By John Schroyer
“Can a debtor in the marijuana business obtain relief in the federal bankruptcy court? No.”
That’s a line in the first paragraph of a recent court ruling against Frank Arenas, a Colorado marijuana grower and wholesaler who tried to win federal bankruptcy protection. A U.S. Bankruptcy Court judge initially ruled that Arenas can’t claim such protections because marijuana is still illegal, and an appellate panel affirmed that decision last Friday.
It’s the latest in a string of court decisions on cannabis-related bankruptcy cases dating back to at least 2012, when a judge involved in the Arenas decision issued a similar ruling involving another marijuana company. There have been at least four other such decisions as well in Colorado and California – all with the same outcome as Arenas’ case.
So what can distressed marijuana companies do if they’re on the verge of bankruptcy? The answer may depend on which state a company is in, and how it’s structured.
Arenas, for example, made a big mistake in not keeping his personal assets separate from his business, said Arizona attorney Gary Michael Smith.

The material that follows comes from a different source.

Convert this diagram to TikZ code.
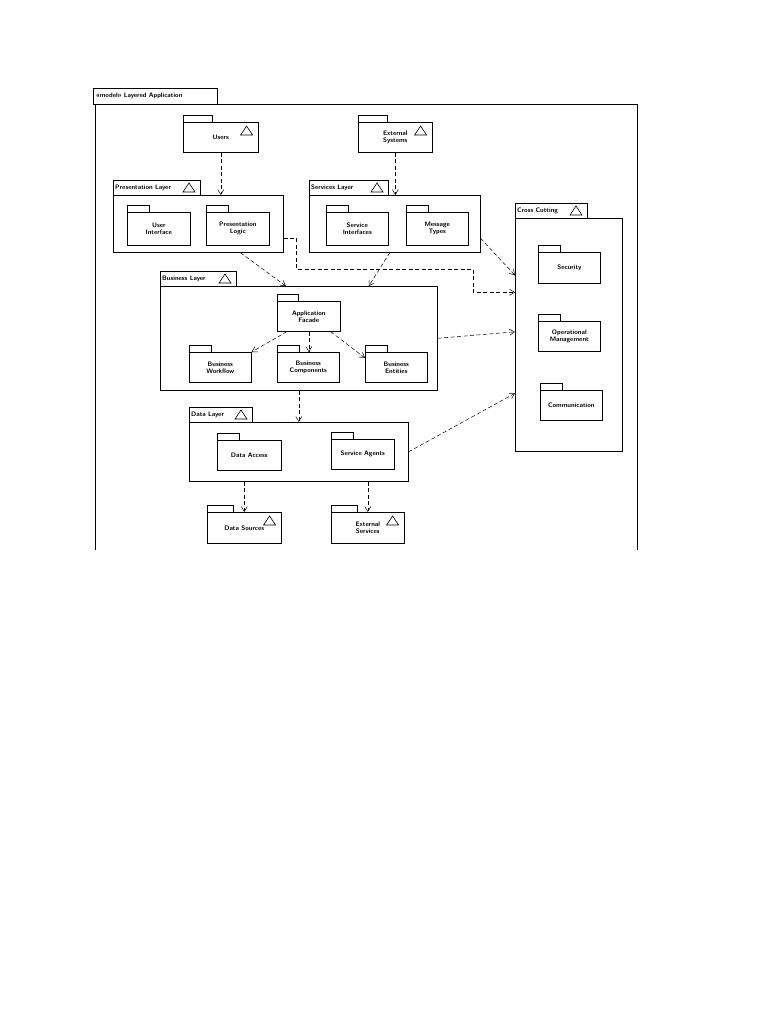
\documentclass[tikz,border=0pt]{standalone}
\usepackage{tikz}
\usetikzlibrary{arrows.meta}

% package box with small tab on top
\newcommand\umlpkg[7]{%
  \node[pkgbody, minimum width=#4pt, minimum height=#5pt, anchor=north west]
  (#1) at (#2,#3) {#7};
  \draw[pkgline] (#1.north west) rectangle ++(#6pt,7pt);}
% layer with labelled tab
\newcommand\umllayer[7]{%
  \node[pkgbody, minimum width=#4pt, minimum height=#5pt, anchor=north west]
  (#1) at (#2,#3) {};
  \draw[pkgline] (#1.north west) rectangle ++(#6pt,15pt);
  \node[tablabel, anchor=west] (#1-tab) at ([shift={(2pt,7.5pt)}]#1.north west) {#7};
  \draw[pkgline] ([shift={(#6pt,0pt)}]#1.north west) ++(-17pt,3pt) -- ++(12pt,0) -- ++(-6pt,9pt) -- cycle;}
% marker triangle inside a top level package
\newcommand\umltri[1]{%
  \draw[pkgline] ([shift={(-18pt,-13pt)}]#1.north east) -- ++(12pt,0) -- ++(-6pt,9pt) -- cycle;}

\tikzset{
  pkgline/.style={draw, line width=0.6pt},
  pkgbody/.style={pkgline, rectangle, inner sep=1pt, align=center,
    font=\fontsize{6.5}{7}\selectfont\sffamily\bfseries},
  tablabel/.style={inner sep=0pt, font=\fontsize{6.5}{7}\selectfont\sffamily\bfseries},
  dep/.style={dash pattern=on 4pt off 2.5pt, line width=0.5pt, -{Straight Barb[length=5pt,width=6pt]}}
}

\begin{document}
\begin{tikzpicture}[x=1pt,y=-1pt]
  \useasboundingbox (0,0) rectangle (768,1024);

  % outer frame
  \draw[pkgline] (93,88) rectangle (217,104);
  \node[tablabel, anchor=west] (frame-tab) at (96,96) {\guillemotleft model\guillemotright\ Layered Application};
  \draw[pkgline] (95,550) -- (95,104) -- (637,104) -- (637,550);

  % top level
  \umlpkg{Users}{183}{122}{75}{30}{29}{Users}
  \umltri{Users}
  \umlpkg{ExtSys}{358}{122}{74}{30}{29}{External\\Systems}
  \umltri{ExtSys}

  % presentation layer
  \umllayer{PresLayer}{113}{195}{170}{57}{87}{Presentation Layer}
  \umlpkg{UI}{127}{212}{63}{33}{22}{User\\Interface}
  \umlpkg{PresLogic}{206}{212}{63}{33}{22}{Presentation\\Logic}

  % services layer
  \umllayer{SvcLayer}{309}{195}{171}{57}{79}{Services Layer}
  \umlpkg{SvcIf}{326}{212}{62}{33}{22}{Service\\Interfaces}
  \umlpkg{MsgTypes}{406}{212}{62}{33}{22}{Message\\Types}

  % cross cutting
  \umllayer{Cross}{515}{218}{107}{233}{72}{Cross Cutting}
  \umlpkg{Security}{538}{252}{62}{31}{22}{Security}
  \umlpkg{OpMgmt}{538}{321}{62}{30}{22}{Operational\\Management}
  \umlpkg{Comm}{540}{390}{62}{30}{22}{Communication}

  % business layer
  \umllayer{BizLayer}{160}{286}{277}{104}{76}{Business Layer}
  \umlpkg{AppFacade}{277}{301}{63}{30}{21}{Application\\Facade}
  \umlpkg{BizWorkflow}{189}{352}{62}{30}{22}{Business\\Workflow}
  \umlpkg{BizComp}{277}{352}{62}{30}{22}{Business\\Components}
  \umlpkg{BizEntities}{365}{352}{62}{30}{22}{Business\\Entities}

  % data layer
  \umllayer{DataLayer}{189}{422}{219}{59}{63}{Data Layer}
  \umlpkg{DataAccess}{217}{440}{64}{30}{22}{Data Access}
  \umlpkg{SvcAgents}{331}{439}{63}{30}{22}{Service Agents}

  % bottom
  \umlpkg{DataSrc}{207}{512}{74}{31}{26}{Data Sources}
  \umltri{DataSrc}
  \umlpkg{ExtSvc}{331}{512}{73}{31}{26}{External\\Services}
  \umltri{ExtSvc}

  % dependencies
  \draw[dep] (Users.south) -- (Users.south |- PresLayer.north);
  \draw[dep] (ExtSys.south) -- (ExtSys.south |- SvcLayer.north);
  \draw[dep] ([xshift=42pt]PresLayer.south) -- ([xshift=-13pt]BizLayer.north);
  \draw[dep] ([xshift=-5pt]SvcLayer.south) -- ([xshift=70pt]BizLayer.north);
  \draw[dep] ([yshift=-14.5pt]SvcLayer.east) -- ([yshift=59.5pt]Cross.west);
  \draw[dep] ([yshift=-14.5pt]PresLayer.east) -- ++(13pt,0) |- (473,269) |- ([yshift=42.5pt]Cross.west);
  \draw[dep] (BizLayer.east) -- ([yshift=3pt]Cross.west);
  \draw[dep] (AppFacade.south west) ++(10pt,0) -- (BizWorkflow.north east);
  \draw[dep] (AppFacade.south) -- (AppFacade.south |- BizComp.north);
  \draw[dep] ([xshift=-10pt]AppFacade.south east) -- ([yshift=-6pt]BizEntities.north west);
  \draw[dep] (BizLayer.south) -- (BizLayer.south |- DataLayer.north);
  \draw[dep] (DataLayer.east) -- ([yshift=-58.5pt]Cross.west);
  \draw[dep] (DataSrc.north |- DataLayer.south) -- (DataSrc.north);
  \draw[dep] (ExtSvc.north |- DataLayer.south) -- (ExtSvc.north);
\end{tikzpicture}
\end{document}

That’s evident, Smith said, because Arenas tried initially to file for Chapter 7 bankruptcy protection and then convert it into Chapter 13, which is only doable if it’s a personal – not a business – bankruptcy.
“The mistakes he made makes it pretty clear that he conducted business in his personal name, and/or he was personally guaranteeing the debt that his business was assuming, which is horrible,” Smith said. “One should not do that, particularly with those amounts of money.”

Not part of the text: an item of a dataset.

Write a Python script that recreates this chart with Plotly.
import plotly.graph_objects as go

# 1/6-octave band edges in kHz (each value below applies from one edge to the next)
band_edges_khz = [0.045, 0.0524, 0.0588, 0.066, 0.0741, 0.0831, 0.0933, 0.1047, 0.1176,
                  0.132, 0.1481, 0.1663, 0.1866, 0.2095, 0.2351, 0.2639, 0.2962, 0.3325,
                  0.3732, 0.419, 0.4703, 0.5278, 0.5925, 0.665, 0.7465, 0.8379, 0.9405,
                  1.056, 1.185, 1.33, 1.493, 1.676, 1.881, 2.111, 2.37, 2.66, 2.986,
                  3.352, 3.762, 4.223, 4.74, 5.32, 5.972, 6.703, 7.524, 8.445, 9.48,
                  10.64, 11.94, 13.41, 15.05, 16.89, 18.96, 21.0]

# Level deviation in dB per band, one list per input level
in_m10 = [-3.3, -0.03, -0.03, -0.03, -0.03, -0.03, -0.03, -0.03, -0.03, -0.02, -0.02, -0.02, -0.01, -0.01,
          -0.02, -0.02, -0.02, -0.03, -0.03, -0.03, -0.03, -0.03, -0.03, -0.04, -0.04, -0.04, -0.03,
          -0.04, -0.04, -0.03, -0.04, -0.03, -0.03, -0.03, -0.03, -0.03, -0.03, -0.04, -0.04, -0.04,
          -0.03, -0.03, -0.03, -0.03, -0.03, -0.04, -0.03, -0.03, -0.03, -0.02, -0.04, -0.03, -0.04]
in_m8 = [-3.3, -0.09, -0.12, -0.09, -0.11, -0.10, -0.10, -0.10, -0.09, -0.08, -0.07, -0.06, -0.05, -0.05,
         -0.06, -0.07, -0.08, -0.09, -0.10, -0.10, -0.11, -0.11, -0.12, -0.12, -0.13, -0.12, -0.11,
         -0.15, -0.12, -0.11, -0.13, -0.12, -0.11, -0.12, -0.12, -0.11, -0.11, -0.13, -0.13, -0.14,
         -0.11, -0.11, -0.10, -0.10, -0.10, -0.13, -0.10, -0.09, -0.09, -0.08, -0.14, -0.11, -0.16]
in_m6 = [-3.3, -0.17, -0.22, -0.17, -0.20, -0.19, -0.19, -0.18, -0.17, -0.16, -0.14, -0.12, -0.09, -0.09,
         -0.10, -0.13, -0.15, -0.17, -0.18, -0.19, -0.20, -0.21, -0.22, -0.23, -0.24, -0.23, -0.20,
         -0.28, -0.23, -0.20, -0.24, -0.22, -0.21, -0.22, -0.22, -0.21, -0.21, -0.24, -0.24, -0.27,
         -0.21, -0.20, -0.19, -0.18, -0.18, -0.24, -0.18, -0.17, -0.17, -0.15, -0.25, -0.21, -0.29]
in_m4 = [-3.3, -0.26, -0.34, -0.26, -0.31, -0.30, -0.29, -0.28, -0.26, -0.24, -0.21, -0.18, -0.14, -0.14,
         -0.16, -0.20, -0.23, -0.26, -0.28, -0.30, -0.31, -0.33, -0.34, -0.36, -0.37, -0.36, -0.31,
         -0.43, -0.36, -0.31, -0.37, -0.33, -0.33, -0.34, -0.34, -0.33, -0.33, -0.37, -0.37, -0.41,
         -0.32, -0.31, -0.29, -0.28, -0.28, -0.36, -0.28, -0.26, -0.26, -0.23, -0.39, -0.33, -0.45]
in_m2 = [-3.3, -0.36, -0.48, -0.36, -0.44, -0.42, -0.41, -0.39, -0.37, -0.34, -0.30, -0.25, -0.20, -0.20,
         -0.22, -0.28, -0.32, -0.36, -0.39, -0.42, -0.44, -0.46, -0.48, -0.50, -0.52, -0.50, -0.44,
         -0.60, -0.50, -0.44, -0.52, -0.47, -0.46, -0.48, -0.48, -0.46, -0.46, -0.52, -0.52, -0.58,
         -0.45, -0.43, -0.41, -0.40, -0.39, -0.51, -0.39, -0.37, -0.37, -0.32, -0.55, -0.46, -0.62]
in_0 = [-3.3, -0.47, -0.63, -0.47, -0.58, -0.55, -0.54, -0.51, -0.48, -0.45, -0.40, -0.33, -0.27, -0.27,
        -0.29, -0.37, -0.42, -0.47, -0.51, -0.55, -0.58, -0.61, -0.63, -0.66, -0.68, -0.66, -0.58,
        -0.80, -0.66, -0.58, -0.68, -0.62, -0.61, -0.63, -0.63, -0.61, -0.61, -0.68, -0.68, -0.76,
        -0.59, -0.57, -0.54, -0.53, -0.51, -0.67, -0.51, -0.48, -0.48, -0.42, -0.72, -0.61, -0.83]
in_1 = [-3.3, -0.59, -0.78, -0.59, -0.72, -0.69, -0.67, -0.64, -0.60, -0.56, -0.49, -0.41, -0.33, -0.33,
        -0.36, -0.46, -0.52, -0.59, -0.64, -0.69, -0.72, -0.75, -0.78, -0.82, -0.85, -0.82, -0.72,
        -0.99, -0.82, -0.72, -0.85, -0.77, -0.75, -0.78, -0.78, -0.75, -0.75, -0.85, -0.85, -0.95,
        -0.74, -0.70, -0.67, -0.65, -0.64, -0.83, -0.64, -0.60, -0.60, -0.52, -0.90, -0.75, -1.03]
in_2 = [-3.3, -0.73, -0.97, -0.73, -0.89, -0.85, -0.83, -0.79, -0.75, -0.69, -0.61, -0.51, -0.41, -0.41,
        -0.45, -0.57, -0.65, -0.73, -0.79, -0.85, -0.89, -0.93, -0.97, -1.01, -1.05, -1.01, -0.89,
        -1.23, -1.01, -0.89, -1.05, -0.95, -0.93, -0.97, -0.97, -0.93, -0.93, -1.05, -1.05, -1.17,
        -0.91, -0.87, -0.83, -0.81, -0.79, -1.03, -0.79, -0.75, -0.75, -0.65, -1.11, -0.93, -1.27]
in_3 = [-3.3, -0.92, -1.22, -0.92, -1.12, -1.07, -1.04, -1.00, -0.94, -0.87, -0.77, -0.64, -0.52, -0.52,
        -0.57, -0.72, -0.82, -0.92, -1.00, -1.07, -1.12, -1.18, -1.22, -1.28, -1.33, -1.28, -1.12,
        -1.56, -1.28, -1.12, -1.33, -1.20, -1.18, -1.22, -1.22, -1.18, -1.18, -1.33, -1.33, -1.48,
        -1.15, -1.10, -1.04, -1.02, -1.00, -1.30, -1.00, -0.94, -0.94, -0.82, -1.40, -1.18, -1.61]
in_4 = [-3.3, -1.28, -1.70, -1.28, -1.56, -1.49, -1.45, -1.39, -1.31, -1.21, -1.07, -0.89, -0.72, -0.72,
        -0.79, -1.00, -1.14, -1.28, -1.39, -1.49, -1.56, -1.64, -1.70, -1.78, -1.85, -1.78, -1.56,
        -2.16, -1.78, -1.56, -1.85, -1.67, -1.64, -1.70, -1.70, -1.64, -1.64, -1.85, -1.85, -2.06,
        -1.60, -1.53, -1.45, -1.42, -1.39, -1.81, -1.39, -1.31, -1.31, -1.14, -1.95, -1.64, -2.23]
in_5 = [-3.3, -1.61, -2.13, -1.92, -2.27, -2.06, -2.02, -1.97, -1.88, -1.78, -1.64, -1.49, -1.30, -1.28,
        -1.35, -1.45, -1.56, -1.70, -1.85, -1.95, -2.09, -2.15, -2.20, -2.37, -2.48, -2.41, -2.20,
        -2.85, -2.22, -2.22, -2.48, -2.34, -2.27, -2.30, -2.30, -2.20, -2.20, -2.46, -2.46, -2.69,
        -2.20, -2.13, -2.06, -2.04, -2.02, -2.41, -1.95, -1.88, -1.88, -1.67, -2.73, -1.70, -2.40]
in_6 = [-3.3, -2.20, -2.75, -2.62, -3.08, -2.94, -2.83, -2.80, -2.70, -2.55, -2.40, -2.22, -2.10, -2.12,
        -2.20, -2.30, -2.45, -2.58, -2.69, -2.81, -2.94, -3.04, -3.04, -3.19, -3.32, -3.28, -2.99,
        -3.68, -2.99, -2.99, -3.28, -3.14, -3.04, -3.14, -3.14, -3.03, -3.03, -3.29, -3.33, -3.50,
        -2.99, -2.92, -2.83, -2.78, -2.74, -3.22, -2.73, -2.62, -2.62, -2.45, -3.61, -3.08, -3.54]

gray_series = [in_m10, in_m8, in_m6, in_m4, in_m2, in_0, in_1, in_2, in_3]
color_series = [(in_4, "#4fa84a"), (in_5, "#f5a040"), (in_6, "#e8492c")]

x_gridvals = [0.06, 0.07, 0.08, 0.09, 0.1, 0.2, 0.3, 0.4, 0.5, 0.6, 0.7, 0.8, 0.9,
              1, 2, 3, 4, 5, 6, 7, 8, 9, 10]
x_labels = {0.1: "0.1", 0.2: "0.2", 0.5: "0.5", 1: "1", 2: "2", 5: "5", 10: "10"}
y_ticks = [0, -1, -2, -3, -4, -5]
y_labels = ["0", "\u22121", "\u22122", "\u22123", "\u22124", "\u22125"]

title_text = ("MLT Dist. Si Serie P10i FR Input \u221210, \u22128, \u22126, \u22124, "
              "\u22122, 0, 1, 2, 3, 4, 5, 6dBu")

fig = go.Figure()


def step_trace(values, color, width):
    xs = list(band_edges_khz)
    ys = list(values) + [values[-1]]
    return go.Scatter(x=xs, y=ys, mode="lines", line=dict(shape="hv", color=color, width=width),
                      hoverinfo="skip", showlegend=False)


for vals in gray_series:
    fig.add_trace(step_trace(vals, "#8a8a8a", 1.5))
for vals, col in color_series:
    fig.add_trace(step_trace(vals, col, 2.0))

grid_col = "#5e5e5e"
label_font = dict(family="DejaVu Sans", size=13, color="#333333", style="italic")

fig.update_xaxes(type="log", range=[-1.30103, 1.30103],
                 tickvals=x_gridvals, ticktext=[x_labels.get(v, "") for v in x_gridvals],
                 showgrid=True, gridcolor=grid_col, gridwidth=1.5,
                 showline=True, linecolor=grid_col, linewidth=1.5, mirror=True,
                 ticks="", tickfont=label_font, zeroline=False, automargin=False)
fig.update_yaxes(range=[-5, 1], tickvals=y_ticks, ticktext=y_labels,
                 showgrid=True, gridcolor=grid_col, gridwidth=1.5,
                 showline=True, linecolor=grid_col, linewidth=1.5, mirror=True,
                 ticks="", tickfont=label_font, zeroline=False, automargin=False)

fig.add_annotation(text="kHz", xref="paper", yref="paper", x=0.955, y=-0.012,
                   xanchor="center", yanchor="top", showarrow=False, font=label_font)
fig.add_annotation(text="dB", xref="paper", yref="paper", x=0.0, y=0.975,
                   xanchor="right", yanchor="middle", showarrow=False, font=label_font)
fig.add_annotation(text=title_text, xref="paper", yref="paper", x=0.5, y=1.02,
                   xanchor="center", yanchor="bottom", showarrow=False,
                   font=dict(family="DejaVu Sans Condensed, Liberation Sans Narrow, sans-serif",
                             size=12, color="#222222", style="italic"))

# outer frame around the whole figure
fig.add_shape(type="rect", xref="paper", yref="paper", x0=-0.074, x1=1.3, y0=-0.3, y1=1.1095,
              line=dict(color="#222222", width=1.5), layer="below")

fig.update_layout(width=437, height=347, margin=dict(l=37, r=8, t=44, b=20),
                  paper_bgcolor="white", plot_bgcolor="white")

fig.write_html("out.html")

Sean McAllister, a Denver attorney who also works closely with the cannabis industry, said one of the best and most obvious ways to avoid such pitfalls is to be careful when setting up a marijuana business at the outset.
As Marijuana Business Daily wrote about last year, there are a number of ways that cannabis companies can prepare for financial hardships and possibly avoid even having to consider bankruptcy.
There may be some additional steps companies can take, depending on the state where a given business is located, Smith said.
For example, a possibly unique precedent was set in Arizona several years ago when a court sided with a cannabis company that owed creditors $500,000, Smith said. The judge tossed a lawsuit brought by two creditors, saying the loans were illegal in the first place because they were given to a business handling cannabis, which is illegal under federal law.
“If that guy walked into my office and had this problem, what I’d probably suggest is he go into a federal lawsuit to have the debt related to the marijuana operation deemed void for illegality,” said Smith, referring to the owner of the Arizona business seeking relief from creditors. That would mean “nobody could enforce those debts against” the company, he added.
That probably wouldn’t work everywhere, said Colorado attorney Rachel Gillette. She said the state put in place protections for such deals, so under Colorado statute such an argument wouldn’t apply.
Still, there are other potential state laws that businesses might be able to take advantage of, said New York attorney Hanan Kolko. Some states have their own versions of bankruptcy protections, he said, that wouldn’t have the same conflicts as federal bankruptcy laws.
“To an extent that a state has that, a cannabis business could use that,” Kolko said.
But that underscores the need for business owners to do their homework and talk to legal counsel, both before companies are founded and if they ever run into financial hardship. And it highlights a need for further reforms.
“It’s just another example which illustrates why we need substantive reform at the federal level,” Gillette said. “It doesn’t work to operate in this sort of quasi-legal arena. The federal law needs to change.”